The Lord moves in mysterious ways — and so it comes to pass that we have this divinely delirious glitz-bomb of a musical from James Graham and Elton John. Together with the lyricist Jake Shears of Scissor Sisters, playwright and songwriter measure up to the phenomenal rise and fall of televangelist Tammy Faye Bakker. “If I hadn’t lived it, I wouldn’t believe it,” she declares early in the action — a comment that by the end feels like understatement.
But while Rupert Goold’s production barrels along with all the ungovernable energy of a roller-disco high on hairspray, at its heart is a serious point about an ungodly mix of populism, politics and preaching that remains with us today.
In the beginning are Tammy Faye (Katie Brayben) and Jim Bakker (Andrew Rannells), earnest small-town evangelists spreading the word through the uncertain medium of puppet theatre. Enter satellite TV and the electric church. By some miracle, they get themselves a religious channel, with Tammy Faye acting as sidekick to her husband. But it’s she who grasps the essence of the medium, blending Christian ministry with homely tips. Her instinctive understanding that, in a lonely world, television thrives on the illusion of intimacy, on reaching out through the screen, shoots the ratings heavenwards and fills the coffers with cash.
But in any Eden there are snakes in the grass and forbidden fruit. The couple’s “prosperity gospel”, extravagant lifestyle and fraudulently amassed fortune can’t survive contact with cold reality — or the FBI. (Plus there is the scandal of Bakker’s sexual misconduct.) Meanwhile, Tammy Faye’s belief that Christian love extends to all — she did a famously sympathetic interview with a gay pastor who had Aids — both enrages the Christian right and gives them ammunition.
Graham, our leading political playwright, spies in this gaudy saga the roots of contemporary culture wars, with conservatives and fundamentalists raging over “woke” values and infiltrating the body politic to chilling effect. This is the Graham of Ink and Best of Enemies, offering shrewd analysis of the interplay between politics and popular culture. But it’s also the Graham of television series Sherwood, favouring forgiveness over revenge. Key to the drama is Tammy Faye’s observation that in the Bible love is mentioned 489 times, hate 89 times.

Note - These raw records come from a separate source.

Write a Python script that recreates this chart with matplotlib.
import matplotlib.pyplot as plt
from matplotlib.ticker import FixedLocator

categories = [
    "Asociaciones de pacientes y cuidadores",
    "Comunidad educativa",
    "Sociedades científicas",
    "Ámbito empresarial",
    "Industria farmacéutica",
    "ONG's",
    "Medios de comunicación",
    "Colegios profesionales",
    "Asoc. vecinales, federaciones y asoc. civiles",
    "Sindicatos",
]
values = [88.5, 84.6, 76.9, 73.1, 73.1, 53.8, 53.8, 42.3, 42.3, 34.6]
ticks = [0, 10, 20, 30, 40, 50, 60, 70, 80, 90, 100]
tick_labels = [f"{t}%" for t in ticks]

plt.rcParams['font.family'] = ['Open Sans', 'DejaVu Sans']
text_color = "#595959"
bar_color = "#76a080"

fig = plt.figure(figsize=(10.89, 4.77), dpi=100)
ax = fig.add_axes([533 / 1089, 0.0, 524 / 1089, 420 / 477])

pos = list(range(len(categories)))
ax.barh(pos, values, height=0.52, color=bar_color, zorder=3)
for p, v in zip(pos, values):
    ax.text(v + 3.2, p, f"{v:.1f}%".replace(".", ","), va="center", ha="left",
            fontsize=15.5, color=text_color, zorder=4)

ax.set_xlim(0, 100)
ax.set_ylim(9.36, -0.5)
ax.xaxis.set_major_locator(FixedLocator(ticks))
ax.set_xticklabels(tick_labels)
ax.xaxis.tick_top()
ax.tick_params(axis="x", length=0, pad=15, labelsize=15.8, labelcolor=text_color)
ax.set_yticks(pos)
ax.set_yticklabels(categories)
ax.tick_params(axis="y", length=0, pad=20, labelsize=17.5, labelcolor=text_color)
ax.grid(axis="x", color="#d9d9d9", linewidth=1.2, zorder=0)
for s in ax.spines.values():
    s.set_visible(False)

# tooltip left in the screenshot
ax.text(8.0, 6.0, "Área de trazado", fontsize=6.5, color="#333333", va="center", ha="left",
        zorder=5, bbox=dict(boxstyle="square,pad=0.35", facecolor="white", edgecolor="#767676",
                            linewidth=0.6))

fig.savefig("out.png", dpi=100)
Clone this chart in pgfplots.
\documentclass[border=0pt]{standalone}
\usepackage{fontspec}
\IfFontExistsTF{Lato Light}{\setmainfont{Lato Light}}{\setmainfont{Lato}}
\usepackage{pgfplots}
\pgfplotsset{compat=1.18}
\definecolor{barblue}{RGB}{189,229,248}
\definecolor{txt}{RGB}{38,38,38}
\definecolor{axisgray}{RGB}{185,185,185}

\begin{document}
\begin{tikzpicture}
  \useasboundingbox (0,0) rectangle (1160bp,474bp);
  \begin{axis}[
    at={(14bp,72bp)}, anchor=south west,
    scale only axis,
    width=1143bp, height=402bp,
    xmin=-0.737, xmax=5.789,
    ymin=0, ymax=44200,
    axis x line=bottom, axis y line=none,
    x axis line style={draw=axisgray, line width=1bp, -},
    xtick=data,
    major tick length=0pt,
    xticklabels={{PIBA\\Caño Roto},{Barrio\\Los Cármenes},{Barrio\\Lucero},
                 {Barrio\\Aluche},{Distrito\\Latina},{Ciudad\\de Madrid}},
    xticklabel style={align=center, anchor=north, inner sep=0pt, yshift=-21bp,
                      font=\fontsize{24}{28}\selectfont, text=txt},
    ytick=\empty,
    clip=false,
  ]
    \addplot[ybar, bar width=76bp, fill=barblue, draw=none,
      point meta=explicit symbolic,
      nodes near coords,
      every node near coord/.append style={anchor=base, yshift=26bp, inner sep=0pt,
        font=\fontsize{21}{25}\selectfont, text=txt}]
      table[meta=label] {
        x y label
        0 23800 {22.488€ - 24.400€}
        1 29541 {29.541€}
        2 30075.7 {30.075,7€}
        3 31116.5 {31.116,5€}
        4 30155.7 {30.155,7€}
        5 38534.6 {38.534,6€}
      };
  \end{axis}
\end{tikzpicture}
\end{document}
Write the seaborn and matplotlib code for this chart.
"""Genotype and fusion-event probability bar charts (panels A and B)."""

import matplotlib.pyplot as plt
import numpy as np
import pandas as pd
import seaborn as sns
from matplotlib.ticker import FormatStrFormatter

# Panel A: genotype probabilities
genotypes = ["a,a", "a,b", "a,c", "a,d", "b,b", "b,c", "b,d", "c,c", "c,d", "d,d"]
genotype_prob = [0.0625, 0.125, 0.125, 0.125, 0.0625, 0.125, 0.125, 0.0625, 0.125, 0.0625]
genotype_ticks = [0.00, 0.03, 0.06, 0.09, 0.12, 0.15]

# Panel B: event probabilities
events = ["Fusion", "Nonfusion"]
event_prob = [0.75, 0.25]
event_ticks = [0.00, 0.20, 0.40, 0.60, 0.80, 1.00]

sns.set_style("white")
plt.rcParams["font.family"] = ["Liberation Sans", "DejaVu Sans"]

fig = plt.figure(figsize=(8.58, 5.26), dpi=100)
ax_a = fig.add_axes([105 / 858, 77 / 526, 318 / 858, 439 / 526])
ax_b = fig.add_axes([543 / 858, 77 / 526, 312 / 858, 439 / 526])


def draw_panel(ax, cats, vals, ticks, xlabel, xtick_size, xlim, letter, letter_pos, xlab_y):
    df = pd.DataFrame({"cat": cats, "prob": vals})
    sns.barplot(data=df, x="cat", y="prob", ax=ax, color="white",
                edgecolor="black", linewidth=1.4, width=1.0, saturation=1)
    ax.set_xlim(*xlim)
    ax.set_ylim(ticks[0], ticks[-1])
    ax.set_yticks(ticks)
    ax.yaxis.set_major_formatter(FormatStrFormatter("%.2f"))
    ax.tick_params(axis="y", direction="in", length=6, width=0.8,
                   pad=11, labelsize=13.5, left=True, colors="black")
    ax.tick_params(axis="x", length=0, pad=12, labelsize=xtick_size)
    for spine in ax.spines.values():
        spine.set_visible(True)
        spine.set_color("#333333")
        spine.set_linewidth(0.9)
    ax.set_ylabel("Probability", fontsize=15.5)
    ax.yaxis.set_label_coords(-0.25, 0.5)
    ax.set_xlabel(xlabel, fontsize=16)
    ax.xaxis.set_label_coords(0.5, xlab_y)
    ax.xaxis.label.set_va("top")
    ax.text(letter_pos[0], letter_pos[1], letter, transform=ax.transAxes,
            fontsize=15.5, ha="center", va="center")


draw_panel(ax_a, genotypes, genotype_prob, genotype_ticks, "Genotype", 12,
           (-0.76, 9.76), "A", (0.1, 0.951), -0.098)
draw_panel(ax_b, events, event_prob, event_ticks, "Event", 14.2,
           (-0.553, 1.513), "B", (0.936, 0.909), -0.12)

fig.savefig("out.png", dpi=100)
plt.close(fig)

All this comes packaged in a larger-than-life narrative style, which fills this one-time church with a blend of zinging dialogue, religious frenzy and Lynne Page’s wildly camp dance routines. John and Spears bowl events forwards with a combination of daft pastiche rock, glam-rock and rousingly genuine ballads. Best of these is “Empty Hands” before the interval, a soul-baring torch song which Brayben delivers with rafter-raising passion. And she is superb, bringing both warmth and beady intelligence to Tammy Faye, nicely contrasted by Rannells’ Bakker, uncomfortable in his own skin. Slithering around them is Zubin Varla as a reptilian Jerry Falwell.
It all gets a bit bogged down and bitty in act two and not many songs follow you home. What goes missing in the frenzy is the character depth and tougher scrutiny that would make this truly illuminating. But it is a riot of show, at its heart a timely, defiant message about love and tolerance.